Instructions to follow » Print word for word the first line of the listing below and every line after it, through the line with "var yMin = 0, yMax = 20000, yStep = 2000;". Leave out the pictures and the rest.
*** Recorded data
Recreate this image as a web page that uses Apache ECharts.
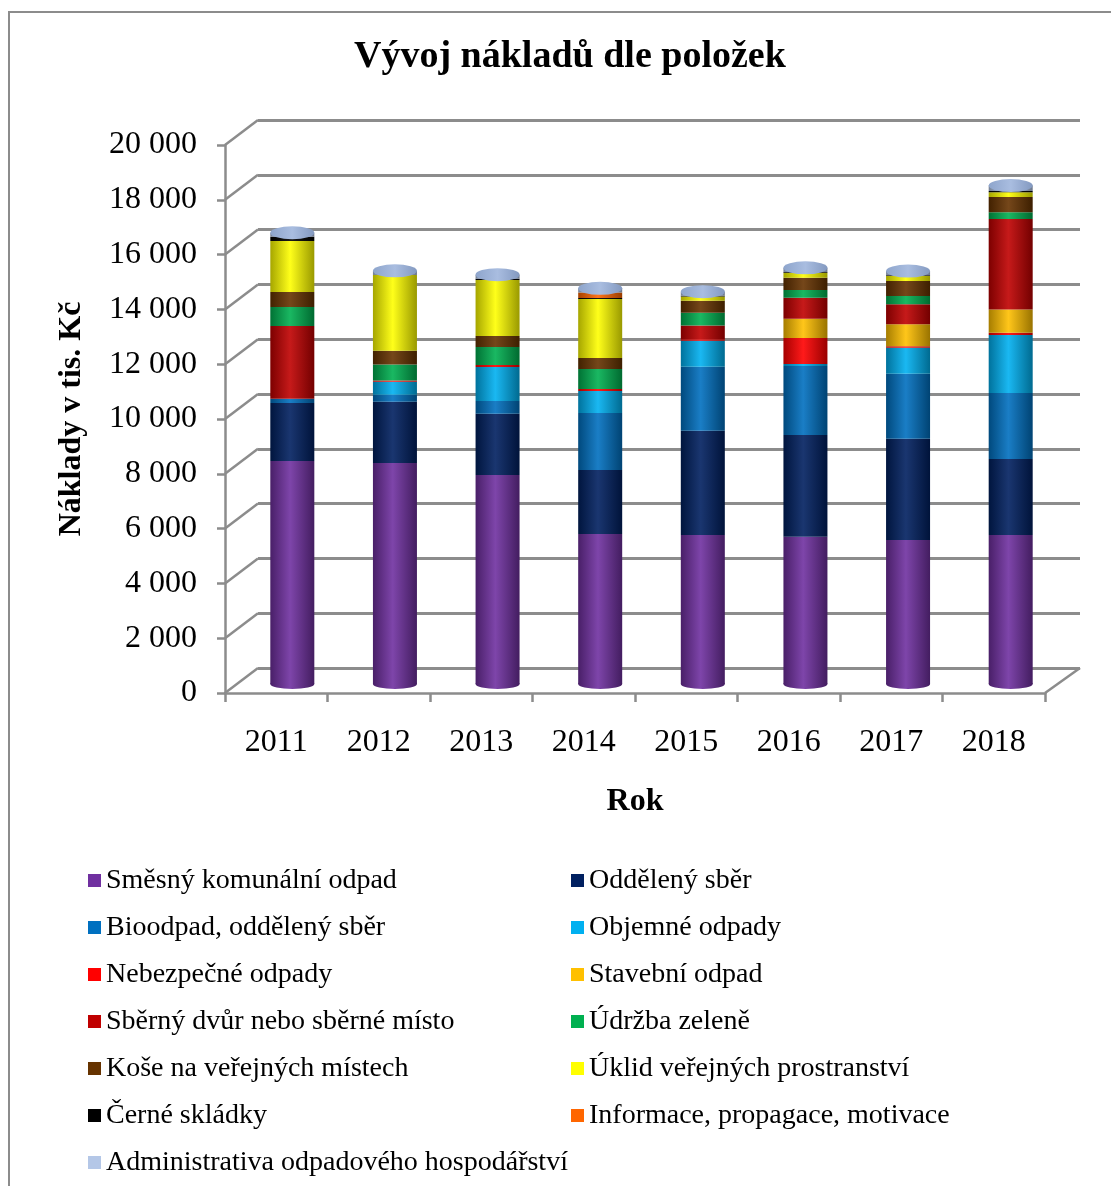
<!DOCTYPE html>
<html>
<head>
<meta charset="utf-8">
<script src="https://cdn.jsdelivr.net/npm/echarts@6/dist/echarts.min.js"></script>
<style>
html, body { margin: 0; padding: 0; background: #fff; }
#chart { width: 1111px; height: 1186px; }
</style>
</head>
<body>
<div id="chart"></div>
<script>
// data (tis. Kč)
var roky = ['2011', '2012', '2013', '2014', '2015', '2016', '2017', '2018'];
var smesnyOdpad      = [8140, 8070, 7630, 5470, 5440, 5370, 5260, 5440];
var oddelenySber     = [2120, 2230, 2230, 2340, 3800, 3720, 3690, 2770];
var bioodpad         = [150, 260, 470, 2080, 2340, 2520, 2370, 2410];
var objemneOdpady    = [0, 470, 1240, 800, 950, 70, 950, 2120];
var nebezpecneOdpady = [0, 50, 70, 80, 50, 950, 60, 80];
var stavebniOdpad    = [0, 0, 0, 0, 0, 700, 800, 850];
var sbernyDvur       = [2660, 0, 0, 0, 500, 770, 730, 3300];
var udrzbaZelene     = [690, 580, 660, 730, 470, 280, 300, 250];
var koseNaMistech    = [550, 500, 400, 400, 440, 450, 550, 550];
var uklidProstranstvi = [1860, 2770, 2040, 2150, 150, 180, 180, 180];
var cerneSkladky     = [150, 0, 50, 40, 30, 30, 30, 40];
var informace        = [0, 0, 0, 200, 0, 0, 0, 0];
var administrativa   = [150, 150, 150, 150, 150, 150, 150, 200];

var yMin = 0, yMax = 20000, yStep = 2000;

var polozky = [
    {name: 'Směsný komunální odpad', color: '#7030A0', data: smesnyOdpad},
    {name: 'Oddělený sběr', color: '#002060', data: oddelenySber},
    {name: 'Bioodpad, oddělený sběr', color: '#0070C0', data: bioodpad},
    {name: 'Objemné odpady', color: '#00B0F0', data: objemneOdpady},
    {name: 'Nebezpečné odpady', color: '#FF0000', data: nebezpecneOdpady},
    {name: 'Stavební odpad', color: '#FFC000', data: stavebniOdpad},
    {name: 'Sběrný dvůr nebo sběrné místo', color: '#C00000', data: sbernyDvur},
    {name: 'Údržba zeleně', color: '#00B050', data: udrzbaZelene},
    {name: 'Koše na veřejných místech', color: '#663300', data: koseNaMistech},
    {name: 'Úklid veřejných prostranství', color: '#FFFF00', data: uklidProstranstvi},
    {name: 'Černé skládky', color: '#000000', data: cerneSkladky},
    {name: 'Informace, propagace, motivace', color: '#FF6600', data: informace},
    {name: 'Administrativa odpadového hospodářství', color: '#B4C7E7', data: administrativa}
];

var font = 'Liberation Serif';
var gridColor = '#8c8c8c';

// front plane / back wall / bars (mid depth)
var front = {left: 225, top: 145, width: 820, height: 548};
var back = {left: 258, top: 120, width: 822, height: 548};
var bars = {left: 241, top: 136, width: 821, height: 548};

function shade(hex, f) {
    var n = parseInt(hex.slice(1), 16);
    var c = [(n >> 16) & 255, (n >> 8) & 255, n & 255].map(function (v) {
        return Math.round(f < 0 ? v * (1 + f) : v + (255 - v) * f);
    });
    return 'rgb(' + c.join(',') + ')';
}
function cylinder(hex) {
    return new echarts.graphic.LinearGradient(0, 0, 1, 0, [
        {offset: 0, color: shade(hex, -0.35)},
        {offset: 0.45, color: shade(hex, 0.1)},
        {offset: 1, color: shade(hex, -0.4)}
    ]);
}
function tisice(v) {
    return String(v).replace(/\B(?=(\d{3})+(?!\d))/g, ' ');
}

var soucty = roky.map(function (r, i) {
    return polozky.reduce(function (s, p) { return s + p.data[i]; }, 0);
});

var chart = echarts.init(document.getElementById('chart'));

var series = [];
series.push({
    type: 'pictorialBar', xAxisIndex: 2, yAxisIndex: 2,
    data: soucty, symbol: 'circle', symbolSize: [44, 10],
    symbolPosition: 'start', symbolOffset: [0, '50%'],
    itemStyle: {color: cylinder('#7030A0')}, z: 1, silent: true
});
polozky.forEach(function (p) {
    series.push({
        name: p.name, type: 'bar', stack: 'naklady',
        xAxisIndex: 2, yAxisIndex: 2, barWidth: 44,
        data: p.data,
        itemStyle: {color: cylinder(p.color)}, z: 2
    });
});
series.push({
    type: 'pictorialBar', xAxisIndex: 2, yAxisIndex: 2,
    data: soucty, symbol: 'circle', symbolSize: [44, 13],
    symbolPosition: 'end', symbolOffset: [0, '-50%'],
    itemStyle: {color: new echarts.graphic.LinearGradient(0, 0, 1, 0, [
        {offset: 0, color: '#8ea5cc'}, {offset: 0.5, color: '#a9bde0'}, {offset: 1, color: '#8399c0'}
    ])}, z: 3, silent: true
});

var option = {
    animation: false,
    title: {
        text: 'Vývoj nákladů dle položek',
        left: 349, top: 33,
        textStyle: {fontFamily: font, fontSize: 38, fontWeight: 'bold', color: '#000'}
    },
    legend: {
        data: polozky.map(function (p) { return {name: p.name, itemStyle: {color: p.color}}; }),
        left: 83, top: 852, width: 1000,
        orient: 'horizontal', itemGap: 0,
        itemWidth: 13, itemHeight: 13, icon: 'rect',
        selectedMode: false,
        textStyle: {fontFamily: font, fontSize: 28, color: '#000', width: 465, lineHeight: 47}
    },
    grid: [
        Object.assign({}, front),
        Object.assign({}, back),
        Object.assign({}, bars)
    ],
    xAxis: [
        {
            gridIndex: 0, type: 'category', data: roky,
            axisLine: {lineStyle: {color: gridColor, width: 2.5}},
            axisTick: {show: true, length: 9, lineStyle: {color: gridColor, width: 2.5}},
            axisLabel: {margin: 34, fontFamily: font, fontSize: 32, color: '#000'},
            name: 'Rok', nameLocation: 'middle', nameGap: 93,
            nameTextStyle: {fontFamily: font, fontSize: 32, fontWeight: 'bold', color: '#000'}
        },
        {gridIndex: 1, type: 'category', data: roky, show: false},
        {gridIndex: 2, type: 'category', data: roky, show: false}
    ],
    yAxis: [
        {
            gridIndex: 0, type: 'value', min: yMin, max: yMax, interval: yStep,
            axisLine: {show: true, lineStyle: {color: gridColor, width: 2.5}},
            axisTick: {show: true, length: 8, lineStyle: {color: gridColor, width: 2.5}},
            splitLine: {show: false},
            axisLabel: {margin: 28, fontFamily: font, fontSize: 32, color: '#000', formatter: tisice},
            name: 'Náklady v tis. Kč', nameLocation: 'middle', nameGap: 137, nameRotate: 90,
            nameTextStyle: {fontFamily: font, fontSize: 32, fontWeight: 'bold', color: '#000'}
        },
        {
            gridIndex: 1, type: 'value', min: yMin, max: yMax, interval: yStep,
            axisLine: {show: false}, axisTick: {show: false}, axisLabel: {show: false},
            splitLine: {show: true, lineStyle: {color: gridColor, width: 3}}
        },
        {gridIndex: 2, type: 'value', min: yMin, max: yMax, interval: yStep, show: false, splitLine: {show: false}}
    ],
    series: series
};

chart.setOption(option);

// perspective edges linking front axis and back wall
var hrany = [];
for (var v = yMin; v <= yMax; v += yStep) {
    var yF = chart.convertToPixel({yAxisIndex: 0}, v);
    var yB = chart.convertToPixel({yAxisIndex: 1}, v);
    hrany.push({
        type: 'line', silent: true, z: 0,
        shape: {x1: front.left, y1: yF, x2: back.left, y2: yB},
        style: {stroke: gridColor, lineWidth: 2.5}
    });
}
var y0F = chart.convertToPixel({yAxisIndex: 0}, yMin);
var y0B = chart.convertToPixel({yAxisIndex: 1}, yMin);
hrany.push({
    type: 'line', silent: true, z: 0,
    shape: {x1: front.left + front.width, y1: y0F, x2: back.left + back.width, y2: y0B},
    style: {stroke: gridColor, lineWidth: 2.5}
});
hrany.push({
    type: 'rect', silent: true, z: 0,
    shape: {x: 9, y: 12, width: 1200, height: 1200},
    style: {fill: 'none', stroke: gridColor, lineWidth: 2}
});
chart.setOption({graphic: hrany});
</script>
</body>
</html>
******
Full solution »
Recreate this image as a web page that uses Apache ECharts.
<!DOCTYPE html>
<html>
<head>
<meta charset="utf-8">
<script src="https://cdn.jsdelivr.net/npm/echarts@6/dist/echarts.min.js"></script>
<style>
html, body { margin: 0; padding: 0; background: #fff; }
#chart { width: 1111px; height: 1186px; }
</style>
</head>
<body>
<div id="chart"></div>
<script>
// data (tis. Kč)
var roky = ['2011', '2012', '2013', '2014', '2015', '2016', '2017', '2018'];
var smesnyOdpad      = [8140, 8070, 7630, 5470, 5440, 5370, 5260, 5440];
var oddelenySber     = [2120, 2230, 2230, 2340, 3800, 3720, 3690, 2770];
var bioodpad         = [150, 260, 470, 2080, 2340, 2520, 2370, 2410];
var objemneOdpady    = [0, 470, 1240, 800, 950, 70, 950, 2120];
var nebezpecneOdpady = [0, 50, 70, 80, 50, 950, 60, 80];
var stavebniOdpad    = [0, 0, 0, 0, 0, 700, 800, 850];
var sbernyDvur       = [2660, 0, 0, 0, 500, 770, 730, 3300];
var udrzbaZelene     = [690, 580, 660, 730, 470, 280, 300, 250];
var koseNaMistech    = [550, 500, 400, 400, 440, 450, 550, 550];
var uklidProstranstvi = [1860, 2770, 2040, 2150, 150, 180, 180, 180];
var cerneSkladky     = [150, 0, 50, 40, 30, 30, 30, 40];
var informace        = [0, 0, 0, 200, 0, 0, 0, 0];
var administrativa   = [150, 150, 150, 150, 150, 150, 150, 200];

var yMin = 0, yMax = 20000, yStep = 2000;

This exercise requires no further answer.